New Jersey senators have unveiled a bill to regulate prediction markets and impose taxes of up to 30% on sports-related event contract trades.
The bill is the brainchild of New Jersey Senate President Nicholas Scutari and fellow Democratic Party Senator Paul Sarlo, and focuses heavily on sports-related contracts.
The bill’s text draws parallels between sports contracts and conventional sportsbooks. It calls for prediction market operators to obtain permits to operate in the Garden State.
The senators passed the bill on to the Senate Budget and Appropriations Committee late last week.
The legislation may risk stoking the Commodity Futures Trading Commission’s wrath. The CFTC insists that it alone has the power to regulate prediction markets and says trades on prediction markets are swaps, not wagers.
“Prediction market operators offer ‘events contracts’ that allow participants to open a speculative position, and thereby stake money, on the outcome of events in what amounts to the functional equivalent of a wager,” the Senators wrote.
New Jersey: Prediction Market Regulation Coming?
The CFTC filed a lawsuit against the state of New Mexico earlier this month and suggested that more lawsuits could be on the way elsewhere in the US.
The state and a group of New Mexico-based tribes have both launched legal action against the prediction market operator Kalshi, claiming it is violating state and tribal gambling laws.
Similar legal battles continue in several other states, including Ohio, Rhode Island, and Illinois.

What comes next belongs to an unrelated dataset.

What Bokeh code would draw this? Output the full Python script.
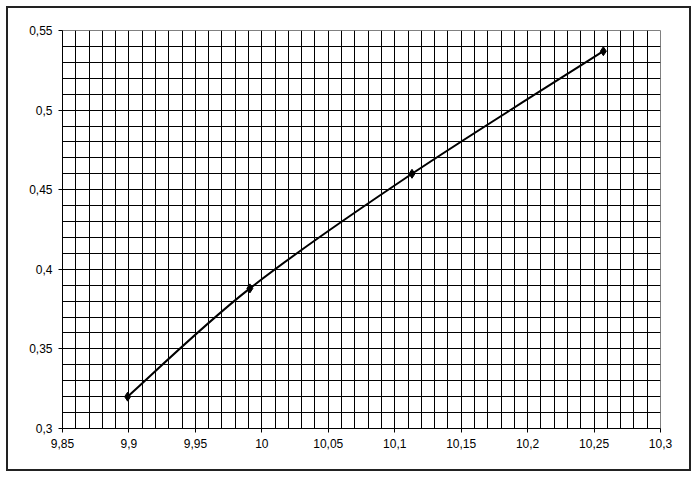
from bokeh.plotting import figure
from bokeh.layouts import column
from bokeh.models import FixedTicker, SingleIntervalTicker, CustomJSTickFormatter, Range1d
from bokeh.embed import file_html
from bokeh.resources import INLINE

x_vals = [9.899, 9.991, 10.113, 10.257]
y_vals = [0.320, 0.388, 0.460, 0.537]
x_ticks = [9.85, 9.9, 9.95, 10.0, 10.05, 10.1, 10.15, 10.2, 10.25, 10.3]
y_ticks = [0.3, 0.35, 0.4, 0.45, 0.5, 0.55]

p = figure(width=681, height=461, output_backend="svg", toolbar_location=None,
           x_range=Range1d(9.85, 10.3), y_range=Range1d(0.3, 0.55),
           min_border_left=54, min_border_right=29, min_border_top=22, min_border_bottom=41)
p.background_fill_color = "white"
p.border_fill_color = "white"
p.outline_line_color = "#808080"
p.outline_line_width = 1

fmt = CustomJSTickFormatter(code="return parseFloat(tick.toFixed(2)).toString().replace('.', ',');")
for ax, ticks in ((p.xaxis[0], x_ticks), (p.yaxis[0], y_ticks)):
    ax.ticker = FixedTicker(ticks=ticks)
    ax.formatter = fmt
    ax.axis_line_color = "black"
    ax.major_tick_line_color = "black"
    ax.major_tick_out = 4
    ax.major_tick_in = 0
    ax.minor_tick_line_color = None
    ax.major_label_text_font = "Liberation Sans"
    ax.major_label_text_font_size = "12px"
    ax.major_label_text_color = "black"
    ax.major_label_standoff = 6

p.xgrid[0].ticker = SingleIntervalTicker(interval=0.01)
p.ygrid[0].ticker = SingleIntervalTicker(interval=0.01)
for g in (p.xgrid[0], p.ygrid[0]):
    g.grid_line_color = "black"
    g.grid_line_width = 1
    g.grid_line_alpha = 1

# smoothed connecting curve (Bezier segments through data points)
n = len(x_vals)
x0s, y0s, x1s, y1s, cx0, cy0, cx1, cy1 = [], [], [], [], [], [], [], []
for i in range(n - 1):
    pm = max(i - 1, 0)
    pp = min(i + 2, n - 1)
    x0s.append(x_vals[i]); y0s.append(y_vals[i])
    x1s.append(x_vals[i + 1]); y1s.append(y_vals[i + 1])
    cx0.append(x_vals[i] + (x_vals[i + 1] - x_vals[pm]) / 6)
    cy0.append(y_vals[i] + (y_vals[i + 1] - y_vals[pm]) / 6)
    cx1.append(x_vals[i + 1] - (x_vals[pp] - x_vals[i]) / 6)
    cy1.append(y_vals[i + 1] - (y_vals[pp] - y_vals[i]) / 6)
p.bezier(x0=x0s, y0=y0s, x1=x1s, y1=y1s, cx0=cx0, cy0=cy0, cx1=cx1, cy1=cy1,
         line_color="black", line_width=2)
p.scatter(x_vals, y_vals, marker="diamond", size=9, fill_color="black", line_color="black")

layout = column(p, styles={"margin": "6px", "border": "2px solid #222222"})

open("out.html", "w").write(file_html(layout, INLINE))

“New operators who present gambling by a different name or in a different form threaten to undermine these longstanding frameworks of state regulation,” wrote Scutari and Sarlo. “Prediction markets are an example of such operators.”

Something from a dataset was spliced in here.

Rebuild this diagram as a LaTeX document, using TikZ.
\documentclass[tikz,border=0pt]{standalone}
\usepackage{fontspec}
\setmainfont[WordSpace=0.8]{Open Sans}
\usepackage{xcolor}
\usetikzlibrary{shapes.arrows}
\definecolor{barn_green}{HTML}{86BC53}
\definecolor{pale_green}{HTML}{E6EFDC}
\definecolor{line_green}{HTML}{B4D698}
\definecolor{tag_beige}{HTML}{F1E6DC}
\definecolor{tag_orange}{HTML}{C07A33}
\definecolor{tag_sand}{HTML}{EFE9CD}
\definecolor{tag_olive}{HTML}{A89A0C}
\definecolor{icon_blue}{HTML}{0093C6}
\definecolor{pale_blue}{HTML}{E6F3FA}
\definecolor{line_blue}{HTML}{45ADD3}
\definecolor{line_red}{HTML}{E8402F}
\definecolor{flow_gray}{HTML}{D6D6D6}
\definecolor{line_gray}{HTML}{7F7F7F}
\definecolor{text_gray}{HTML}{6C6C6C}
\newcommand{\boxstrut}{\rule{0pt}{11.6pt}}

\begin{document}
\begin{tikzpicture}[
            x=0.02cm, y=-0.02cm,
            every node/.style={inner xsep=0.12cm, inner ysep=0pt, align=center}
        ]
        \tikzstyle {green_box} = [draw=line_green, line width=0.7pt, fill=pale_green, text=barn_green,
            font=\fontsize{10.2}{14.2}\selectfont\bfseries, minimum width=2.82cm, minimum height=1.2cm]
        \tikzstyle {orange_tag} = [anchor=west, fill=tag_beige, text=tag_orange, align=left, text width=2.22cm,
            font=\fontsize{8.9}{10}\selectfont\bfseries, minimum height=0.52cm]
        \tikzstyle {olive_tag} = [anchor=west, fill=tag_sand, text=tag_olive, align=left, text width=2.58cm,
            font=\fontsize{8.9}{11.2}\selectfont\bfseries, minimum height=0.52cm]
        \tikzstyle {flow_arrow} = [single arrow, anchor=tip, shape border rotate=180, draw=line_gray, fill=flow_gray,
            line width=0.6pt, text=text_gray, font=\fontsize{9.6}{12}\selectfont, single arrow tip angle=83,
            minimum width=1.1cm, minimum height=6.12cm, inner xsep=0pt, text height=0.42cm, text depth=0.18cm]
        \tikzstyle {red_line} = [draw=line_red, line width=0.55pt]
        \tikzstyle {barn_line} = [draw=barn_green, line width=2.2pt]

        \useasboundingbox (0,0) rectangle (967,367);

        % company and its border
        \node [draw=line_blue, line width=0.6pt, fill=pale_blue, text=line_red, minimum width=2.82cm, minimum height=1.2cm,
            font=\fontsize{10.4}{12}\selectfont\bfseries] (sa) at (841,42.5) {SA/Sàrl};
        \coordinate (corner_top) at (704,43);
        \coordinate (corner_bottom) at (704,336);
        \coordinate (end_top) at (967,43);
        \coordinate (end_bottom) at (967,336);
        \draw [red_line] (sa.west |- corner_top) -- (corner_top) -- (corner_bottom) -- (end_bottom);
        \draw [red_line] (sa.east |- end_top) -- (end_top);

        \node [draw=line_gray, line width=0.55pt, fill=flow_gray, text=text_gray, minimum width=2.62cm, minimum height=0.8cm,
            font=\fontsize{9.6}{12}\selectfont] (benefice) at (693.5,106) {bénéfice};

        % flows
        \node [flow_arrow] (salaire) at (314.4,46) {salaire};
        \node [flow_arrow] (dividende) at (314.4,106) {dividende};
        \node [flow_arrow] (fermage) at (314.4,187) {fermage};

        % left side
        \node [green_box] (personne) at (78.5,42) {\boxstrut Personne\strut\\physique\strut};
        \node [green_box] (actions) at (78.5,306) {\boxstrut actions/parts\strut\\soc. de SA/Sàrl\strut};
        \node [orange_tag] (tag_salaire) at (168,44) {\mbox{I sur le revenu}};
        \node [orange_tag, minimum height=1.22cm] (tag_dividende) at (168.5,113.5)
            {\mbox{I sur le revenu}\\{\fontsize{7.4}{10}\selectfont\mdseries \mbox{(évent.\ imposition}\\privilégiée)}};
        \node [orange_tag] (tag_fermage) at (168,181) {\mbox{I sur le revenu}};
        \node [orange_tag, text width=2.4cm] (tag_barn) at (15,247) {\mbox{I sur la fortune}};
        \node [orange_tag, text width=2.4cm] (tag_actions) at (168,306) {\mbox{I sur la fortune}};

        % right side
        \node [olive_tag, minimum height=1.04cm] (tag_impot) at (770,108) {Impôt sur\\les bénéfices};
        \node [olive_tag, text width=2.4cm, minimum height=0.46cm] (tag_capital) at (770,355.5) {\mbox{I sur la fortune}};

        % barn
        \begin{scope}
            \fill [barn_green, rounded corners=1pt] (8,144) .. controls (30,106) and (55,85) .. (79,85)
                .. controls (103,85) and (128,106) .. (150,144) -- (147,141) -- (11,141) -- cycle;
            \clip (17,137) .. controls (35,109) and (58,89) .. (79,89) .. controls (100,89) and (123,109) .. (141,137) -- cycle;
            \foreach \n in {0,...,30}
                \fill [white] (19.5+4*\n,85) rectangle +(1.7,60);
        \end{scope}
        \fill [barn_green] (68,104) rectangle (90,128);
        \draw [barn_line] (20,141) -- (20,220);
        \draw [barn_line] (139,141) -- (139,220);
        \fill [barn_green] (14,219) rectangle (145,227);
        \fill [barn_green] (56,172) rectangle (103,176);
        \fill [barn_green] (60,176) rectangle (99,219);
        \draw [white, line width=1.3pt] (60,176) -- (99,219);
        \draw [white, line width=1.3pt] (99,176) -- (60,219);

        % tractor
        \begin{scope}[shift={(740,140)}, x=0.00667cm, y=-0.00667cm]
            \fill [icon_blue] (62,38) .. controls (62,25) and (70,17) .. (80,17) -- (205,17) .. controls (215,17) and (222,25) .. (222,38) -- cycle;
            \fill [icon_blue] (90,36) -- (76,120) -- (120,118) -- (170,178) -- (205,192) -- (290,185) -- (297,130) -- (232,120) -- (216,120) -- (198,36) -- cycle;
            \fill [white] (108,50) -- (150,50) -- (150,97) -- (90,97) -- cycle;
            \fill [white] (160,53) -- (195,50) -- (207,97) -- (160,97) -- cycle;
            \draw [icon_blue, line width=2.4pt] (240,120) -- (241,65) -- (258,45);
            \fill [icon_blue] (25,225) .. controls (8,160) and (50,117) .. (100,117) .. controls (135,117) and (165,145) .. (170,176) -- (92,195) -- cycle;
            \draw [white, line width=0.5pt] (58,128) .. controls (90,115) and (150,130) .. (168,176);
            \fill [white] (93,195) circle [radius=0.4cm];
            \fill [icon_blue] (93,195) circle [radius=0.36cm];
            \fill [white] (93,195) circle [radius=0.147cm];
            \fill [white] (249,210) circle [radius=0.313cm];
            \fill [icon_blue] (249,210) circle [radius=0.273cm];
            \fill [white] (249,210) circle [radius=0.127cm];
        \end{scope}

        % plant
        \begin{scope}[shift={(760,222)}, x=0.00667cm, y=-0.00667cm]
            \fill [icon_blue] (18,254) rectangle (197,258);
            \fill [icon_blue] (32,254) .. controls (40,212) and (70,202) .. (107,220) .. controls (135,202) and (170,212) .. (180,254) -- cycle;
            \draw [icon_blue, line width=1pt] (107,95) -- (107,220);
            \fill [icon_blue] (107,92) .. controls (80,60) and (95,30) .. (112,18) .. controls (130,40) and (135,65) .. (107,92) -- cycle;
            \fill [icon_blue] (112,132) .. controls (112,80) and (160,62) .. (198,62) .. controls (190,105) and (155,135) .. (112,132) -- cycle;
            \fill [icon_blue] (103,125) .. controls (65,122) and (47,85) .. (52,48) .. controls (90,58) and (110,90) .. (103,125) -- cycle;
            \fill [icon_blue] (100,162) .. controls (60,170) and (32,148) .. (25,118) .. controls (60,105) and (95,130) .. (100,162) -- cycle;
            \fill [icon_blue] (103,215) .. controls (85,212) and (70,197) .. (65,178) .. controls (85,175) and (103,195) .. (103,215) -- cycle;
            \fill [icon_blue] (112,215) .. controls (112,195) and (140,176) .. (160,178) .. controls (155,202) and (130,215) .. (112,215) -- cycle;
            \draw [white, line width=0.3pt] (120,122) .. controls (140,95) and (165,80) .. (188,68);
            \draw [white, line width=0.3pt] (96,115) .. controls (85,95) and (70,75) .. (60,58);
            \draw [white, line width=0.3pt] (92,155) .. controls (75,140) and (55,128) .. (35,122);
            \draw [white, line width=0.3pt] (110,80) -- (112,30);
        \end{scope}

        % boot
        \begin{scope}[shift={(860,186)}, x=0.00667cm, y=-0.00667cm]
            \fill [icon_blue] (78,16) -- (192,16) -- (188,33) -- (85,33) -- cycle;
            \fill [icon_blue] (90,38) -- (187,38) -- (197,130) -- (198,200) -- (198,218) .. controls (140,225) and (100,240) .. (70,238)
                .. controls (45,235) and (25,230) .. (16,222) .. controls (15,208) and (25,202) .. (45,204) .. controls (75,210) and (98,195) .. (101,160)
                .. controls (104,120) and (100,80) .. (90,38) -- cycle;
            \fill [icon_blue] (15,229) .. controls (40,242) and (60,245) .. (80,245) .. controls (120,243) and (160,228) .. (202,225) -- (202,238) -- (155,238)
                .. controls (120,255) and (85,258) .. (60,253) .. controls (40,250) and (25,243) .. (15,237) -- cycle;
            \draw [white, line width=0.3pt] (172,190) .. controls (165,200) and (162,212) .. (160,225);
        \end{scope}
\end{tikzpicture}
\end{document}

The New Jersey Senators said “athletic events markets” should “be taxed at the same rate as sports wagering, plus a 10% surcharge.”
In clauses that the CFTC may well find less controversial, the bill seeks to ban a range of public officials and employees from “employment with athletic event markets.” It further calls for a block on candidates and campaign staff from trading on political markets.
Earlier this month, Kalshi said it had begun restricting certain users on higher-risk markets as it “screens potential insiders.”
Senators Push for New Tax Rules
The Senators want to impose special taxes on revenues from sports-related prediction contracts. If the bill passes, traders would need to pay an extra 10% in taxes on top of New Jersey’s 19.75% online sports betting tax, “in addition to otherwise applicable business taxes and fees.”
Non-sports-related prediction market trades would also be subject to the 10% surcharge. The bill proposes fining violators of its proposed regulatory framework up to $25,000.
Scutari and Sarlo called for prediction market firms to pay a $5 million initial licensing fee to continue offering sports contracts in the Garden State.
But these could be subject to a rise in the future, with permit renewal costs reassessed on an annual basis by the state gambling regulator.
The Democratic Party currently has a firm grip on New Jersey, with a majority in both chambers of the state legislature and a Democratic governor.
The Garden State has previously attempted to sue Kalshi for failing to respond to a cease-and-desist order. Attorneys for New Jersey say they will take their battle against the operator to the Supreme Court.